TASK DETAILS: Return the lines that follow, exactly as they appear, from the first through the one containing "import seaborn as sns"; no pictures are to be included.

INFORMATION PROVIDED:
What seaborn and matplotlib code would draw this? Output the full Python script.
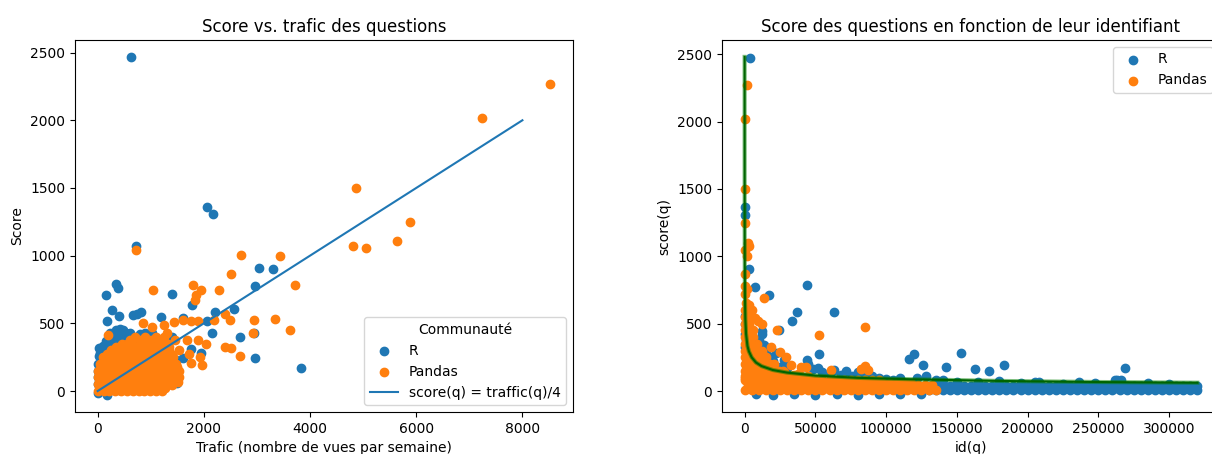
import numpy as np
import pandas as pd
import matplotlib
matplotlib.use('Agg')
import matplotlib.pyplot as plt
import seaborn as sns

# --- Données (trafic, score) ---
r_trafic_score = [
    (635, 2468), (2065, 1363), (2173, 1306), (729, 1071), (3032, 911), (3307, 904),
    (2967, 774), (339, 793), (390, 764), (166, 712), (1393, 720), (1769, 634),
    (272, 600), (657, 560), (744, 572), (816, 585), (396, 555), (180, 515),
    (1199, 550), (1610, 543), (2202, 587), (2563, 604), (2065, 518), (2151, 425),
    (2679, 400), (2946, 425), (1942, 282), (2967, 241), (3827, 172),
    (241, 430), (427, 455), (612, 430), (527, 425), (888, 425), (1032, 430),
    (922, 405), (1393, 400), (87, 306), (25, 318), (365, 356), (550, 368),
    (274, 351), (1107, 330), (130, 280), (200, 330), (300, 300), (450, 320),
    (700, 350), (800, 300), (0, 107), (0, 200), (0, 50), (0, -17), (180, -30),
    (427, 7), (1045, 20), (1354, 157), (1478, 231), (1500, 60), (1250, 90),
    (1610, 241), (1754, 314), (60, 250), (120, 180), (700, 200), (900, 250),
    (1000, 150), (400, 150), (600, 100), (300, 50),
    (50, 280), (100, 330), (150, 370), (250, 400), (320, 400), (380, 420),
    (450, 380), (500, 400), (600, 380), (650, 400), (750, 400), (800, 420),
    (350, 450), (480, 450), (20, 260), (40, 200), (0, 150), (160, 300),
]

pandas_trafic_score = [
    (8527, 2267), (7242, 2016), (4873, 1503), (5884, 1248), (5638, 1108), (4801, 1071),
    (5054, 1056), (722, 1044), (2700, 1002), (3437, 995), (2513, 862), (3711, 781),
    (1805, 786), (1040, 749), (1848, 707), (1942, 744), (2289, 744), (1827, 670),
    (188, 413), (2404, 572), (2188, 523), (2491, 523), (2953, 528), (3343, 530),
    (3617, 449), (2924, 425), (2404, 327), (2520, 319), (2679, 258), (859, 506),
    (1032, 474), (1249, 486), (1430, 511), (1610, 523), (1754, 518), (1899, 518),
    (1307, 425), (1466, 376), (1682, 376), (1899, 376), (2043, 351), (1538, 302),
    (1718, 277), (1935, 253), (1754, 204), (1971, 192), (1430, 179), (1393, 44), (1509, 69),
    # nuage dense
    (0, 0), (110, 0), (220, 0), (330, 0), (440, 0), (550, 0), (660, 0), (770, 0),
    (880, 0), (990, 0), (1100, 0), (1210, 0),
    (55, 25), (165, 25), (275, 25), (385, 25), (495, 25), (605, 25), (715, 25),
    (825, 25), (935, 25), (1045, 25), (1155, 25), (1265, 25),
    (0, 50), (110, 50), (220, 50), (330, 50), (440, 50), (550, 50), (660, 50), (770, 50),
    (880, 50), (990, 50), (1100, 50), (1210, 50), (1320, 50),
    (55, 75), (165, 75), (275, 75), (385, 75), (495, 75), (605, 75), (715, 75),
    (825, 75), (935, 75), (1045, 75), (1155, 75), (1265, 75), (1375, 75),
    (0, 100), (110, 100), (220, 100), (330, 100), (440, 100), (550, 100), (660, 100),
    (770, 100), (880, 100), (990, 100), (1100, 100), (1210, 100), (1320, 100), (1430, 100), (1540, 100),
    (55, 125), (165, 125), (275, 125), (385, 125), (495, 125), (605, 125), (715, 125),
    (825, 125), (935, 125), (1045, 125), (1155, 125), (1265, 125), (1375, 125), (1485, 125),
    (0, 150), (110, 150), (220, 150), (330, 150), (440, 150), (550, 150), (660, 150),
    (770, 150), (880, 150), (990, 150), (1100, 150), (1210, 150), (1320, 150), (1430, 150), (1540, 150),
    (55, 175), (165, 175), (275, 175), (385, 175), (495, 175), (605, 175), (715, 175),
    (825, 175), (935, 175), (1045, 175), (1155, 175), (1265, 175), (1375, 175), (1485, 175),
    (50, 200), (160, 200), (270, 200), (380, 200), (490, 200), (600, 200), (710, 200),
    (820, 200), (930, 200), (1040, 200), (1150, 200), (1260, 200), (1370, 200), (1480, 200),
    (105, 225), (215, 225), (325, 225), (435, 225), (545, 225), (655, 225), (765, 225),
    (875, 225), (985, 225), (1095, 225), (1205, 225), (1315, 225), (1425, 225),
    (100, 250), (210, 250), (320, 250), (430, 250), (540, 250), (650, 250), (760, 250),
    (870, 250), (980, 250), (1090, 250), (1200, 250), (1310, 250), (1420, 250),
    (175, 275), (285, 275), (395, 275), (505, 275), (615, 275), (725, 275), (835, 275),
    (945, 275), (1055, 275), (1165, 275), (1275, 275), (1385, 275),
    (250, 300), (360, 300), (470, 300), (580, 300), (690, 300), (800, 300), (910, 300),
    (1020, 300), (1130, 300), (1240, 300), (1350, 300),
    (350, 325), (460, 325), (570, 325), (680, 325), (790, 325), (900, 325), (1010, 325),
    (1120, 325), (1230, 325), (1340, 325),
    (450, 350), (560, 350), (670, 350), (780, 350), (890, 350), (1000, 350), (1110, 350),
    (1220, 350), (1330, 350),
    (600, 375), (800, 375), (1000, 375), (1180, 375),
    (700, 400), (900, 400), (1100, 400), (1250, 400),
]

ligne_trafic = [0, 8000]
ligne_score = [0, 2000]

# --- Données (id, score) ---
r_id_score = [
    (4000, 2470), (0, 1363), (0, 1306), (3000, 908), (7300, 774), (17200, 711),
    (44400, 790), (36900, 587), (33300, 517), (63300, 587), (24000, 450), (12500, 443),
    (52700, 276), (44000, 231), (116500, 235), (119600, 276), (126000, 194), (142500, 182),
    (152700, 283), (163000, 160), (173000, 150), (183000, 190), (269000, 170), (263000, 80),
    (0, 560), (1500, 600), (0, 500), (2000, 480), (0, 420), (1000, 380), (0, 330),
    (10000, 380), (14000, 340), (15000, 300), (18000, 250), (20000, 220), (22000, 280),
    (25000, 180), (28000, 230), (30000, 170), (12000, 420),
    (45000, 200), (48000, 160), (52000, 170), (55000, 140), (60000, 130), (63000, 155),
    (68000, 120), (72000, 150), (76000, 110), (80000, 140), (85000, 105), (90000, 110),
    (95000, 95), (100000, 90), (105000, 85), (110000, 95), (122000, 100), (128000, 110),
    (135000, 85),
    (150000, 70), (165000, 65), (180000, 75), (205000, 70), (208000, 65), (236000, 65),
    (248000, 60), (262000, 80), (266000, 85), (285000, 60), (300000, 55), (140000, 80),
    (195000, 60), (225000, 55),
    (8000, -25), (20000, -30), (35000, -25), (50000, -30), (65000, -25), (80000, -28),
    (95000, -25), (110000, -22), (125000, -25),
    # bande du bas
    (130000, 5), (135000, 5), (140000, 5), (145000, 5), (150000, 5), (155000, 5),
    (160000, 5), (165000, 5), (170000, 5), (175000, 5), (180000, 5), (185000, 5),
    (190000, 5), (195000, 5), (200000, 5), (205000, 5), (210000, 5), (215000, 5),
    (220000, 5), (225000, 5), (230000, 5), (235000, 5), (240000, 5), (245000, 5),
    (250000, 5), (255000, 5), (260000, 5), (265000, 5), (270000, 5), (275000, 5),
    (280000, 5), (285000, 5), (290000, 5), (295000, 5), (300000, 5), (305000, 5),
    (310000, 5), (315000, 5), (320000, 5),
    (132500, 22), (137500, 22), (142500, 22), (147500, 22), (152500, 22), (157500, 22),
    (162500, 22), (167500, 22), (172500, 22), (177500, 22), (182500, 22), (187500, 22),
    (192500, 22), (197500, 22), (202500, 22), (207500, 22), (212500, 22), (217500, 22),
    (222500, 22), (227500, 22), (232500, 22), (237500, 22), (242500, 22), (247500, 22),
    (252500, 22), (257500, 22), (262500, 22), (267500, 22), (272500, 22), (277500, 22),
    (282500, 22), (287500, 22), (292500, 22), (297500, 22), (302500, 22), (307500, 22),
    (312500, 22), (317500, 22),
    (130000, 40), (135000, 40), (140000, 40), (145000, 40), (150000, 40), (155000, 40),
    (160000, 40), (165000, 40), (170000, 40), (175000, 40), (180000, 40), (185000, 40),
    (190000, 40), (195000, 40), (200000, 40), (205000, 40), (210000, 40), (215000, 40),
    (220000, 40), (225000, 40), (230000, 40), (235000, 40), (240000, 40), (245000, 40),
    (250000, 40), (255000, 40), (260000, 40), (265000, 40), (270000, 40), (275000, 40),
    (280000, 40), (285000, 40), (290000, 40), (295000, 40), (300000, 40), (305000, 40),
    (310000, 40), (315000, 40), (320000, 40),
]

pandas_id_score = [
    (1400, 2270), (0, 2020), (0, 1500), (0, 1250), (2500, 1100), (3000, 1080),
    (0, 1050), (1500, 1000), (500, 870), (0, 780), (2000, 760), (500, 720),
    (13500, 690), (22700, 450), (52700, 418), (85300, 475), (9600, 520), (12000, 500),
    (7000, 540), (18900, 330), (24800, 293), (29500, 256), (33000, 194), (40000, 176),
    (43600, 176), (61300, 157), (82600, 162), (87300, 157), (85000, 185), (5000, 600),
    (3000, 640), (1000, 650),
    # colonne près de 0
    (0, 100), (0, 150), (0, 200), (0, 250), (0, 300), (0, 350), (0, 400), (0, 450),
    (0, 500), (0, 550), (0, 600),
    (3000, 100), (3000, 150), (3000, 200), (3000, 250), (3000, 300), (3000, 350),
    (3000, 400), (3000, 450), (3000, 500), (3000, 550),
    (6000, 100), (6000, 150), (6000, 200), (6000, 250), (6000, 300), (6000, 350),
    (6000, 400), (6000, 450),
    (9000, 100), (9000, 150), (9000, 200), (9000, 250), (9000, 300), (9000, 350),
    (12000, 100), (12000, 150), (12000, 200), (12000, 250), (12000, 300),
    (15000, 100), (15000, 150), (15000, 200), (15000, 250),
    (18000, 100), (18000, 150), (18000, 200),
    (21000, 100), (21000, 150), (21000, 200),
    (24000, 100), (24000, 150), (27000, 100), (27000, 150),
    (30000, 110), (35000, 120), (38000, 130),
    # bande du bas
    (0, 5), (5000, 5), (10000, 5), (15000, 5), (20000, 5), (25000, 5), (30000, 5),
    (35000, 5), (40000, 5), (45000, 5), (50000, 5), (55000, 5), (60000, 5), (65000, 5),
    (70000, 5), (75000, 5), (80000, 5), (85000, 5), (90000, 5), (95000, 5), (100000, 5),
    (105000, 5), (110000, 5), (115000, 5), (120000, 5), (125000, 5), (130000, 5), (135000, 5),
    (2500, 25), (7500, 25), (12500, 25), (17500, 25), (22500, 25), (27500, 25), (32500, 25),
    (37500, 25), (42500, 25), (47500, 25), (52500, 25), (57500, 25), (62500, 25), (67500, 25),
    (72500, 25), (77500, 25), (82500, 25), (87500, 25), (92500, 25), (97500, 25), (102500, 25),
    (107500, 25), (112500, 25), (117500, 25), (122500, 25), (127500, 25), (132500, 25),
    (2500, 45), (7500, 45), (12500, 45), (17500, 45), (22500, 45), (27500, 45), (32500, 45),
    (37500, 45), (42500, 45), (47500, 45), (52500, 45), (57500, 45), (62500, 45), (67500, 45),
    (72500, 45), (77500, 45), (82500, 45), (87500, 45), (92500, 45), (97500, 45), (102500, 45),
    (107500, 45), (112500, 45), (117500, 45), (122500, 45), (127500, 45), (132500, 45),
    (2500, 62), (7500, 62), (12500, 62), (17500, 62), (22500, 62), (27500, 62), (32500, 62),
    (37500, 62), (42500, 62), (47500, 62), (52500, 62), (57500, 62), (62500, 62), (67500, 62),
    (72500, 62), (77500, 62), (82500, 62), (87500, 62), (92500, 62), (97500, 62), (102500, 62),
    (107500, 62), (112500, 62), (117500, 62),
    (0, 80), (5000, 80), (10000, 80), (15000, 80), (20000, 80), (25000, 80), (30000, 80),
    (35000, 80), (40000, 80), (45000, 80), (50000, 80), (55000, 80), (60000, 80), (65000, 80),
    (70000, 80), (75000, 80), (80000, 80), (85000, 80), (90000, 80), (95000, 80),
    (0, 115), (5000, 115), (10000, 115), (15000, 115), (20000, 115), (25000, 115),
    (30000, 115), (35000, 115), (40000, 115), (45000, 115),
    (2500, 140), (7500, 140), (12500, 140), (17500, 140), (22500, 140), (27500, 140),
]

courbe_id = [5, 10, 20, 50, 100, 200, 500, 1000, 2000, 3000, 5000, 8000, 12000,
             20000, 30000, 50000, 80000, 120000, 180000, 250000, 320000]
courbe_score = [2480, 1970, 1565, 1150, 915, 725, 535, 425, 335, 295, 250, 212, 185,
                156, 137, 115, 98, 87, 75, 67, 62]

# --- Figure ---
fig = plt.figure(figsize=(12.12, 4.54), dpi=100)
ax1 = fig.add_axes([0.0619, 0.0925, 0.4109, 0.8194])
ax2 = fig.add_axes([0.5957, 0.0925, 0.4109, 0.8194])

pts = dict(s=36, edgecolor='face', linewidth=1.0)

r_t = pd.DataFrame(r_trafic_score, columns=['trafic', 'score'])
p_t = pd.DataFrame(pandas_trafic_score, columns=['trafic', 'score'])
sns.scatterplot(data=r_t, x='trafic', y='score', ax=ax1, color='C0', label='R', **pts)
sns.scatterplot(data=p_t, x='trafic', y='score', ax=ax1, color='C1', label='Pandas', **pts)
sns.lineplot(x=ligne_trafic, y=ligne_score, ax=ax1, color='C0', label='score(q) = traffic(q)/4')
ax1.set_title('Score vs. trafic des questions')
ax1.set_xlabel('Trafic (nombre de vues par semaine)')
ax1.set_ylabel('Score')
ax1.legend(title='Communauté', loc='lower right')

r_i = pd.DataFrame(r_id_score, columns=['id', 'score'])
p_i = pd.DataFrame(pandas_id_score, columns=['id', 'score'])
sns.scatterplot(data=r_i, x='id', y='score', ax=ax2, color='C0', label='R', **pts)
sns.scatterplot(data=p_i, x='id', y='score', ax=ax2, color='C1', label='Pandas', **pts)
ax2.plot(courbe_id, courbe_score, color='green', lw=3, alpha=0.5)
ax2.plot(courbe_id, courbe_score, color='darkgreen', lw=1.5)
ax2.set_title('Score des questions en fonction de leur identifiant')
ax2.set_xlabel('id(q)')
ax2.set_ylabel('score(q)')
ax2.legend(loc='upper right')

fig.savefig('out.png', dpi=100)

COMPLETED TASK:
What seaborn and matplotlib code would draw this? Output the full Python script.
import numpy as np
import pandas as pd
import matplotlib
matplotlib.use('Agg')
import matplotlib.pyplot as plt
import seaborn as sns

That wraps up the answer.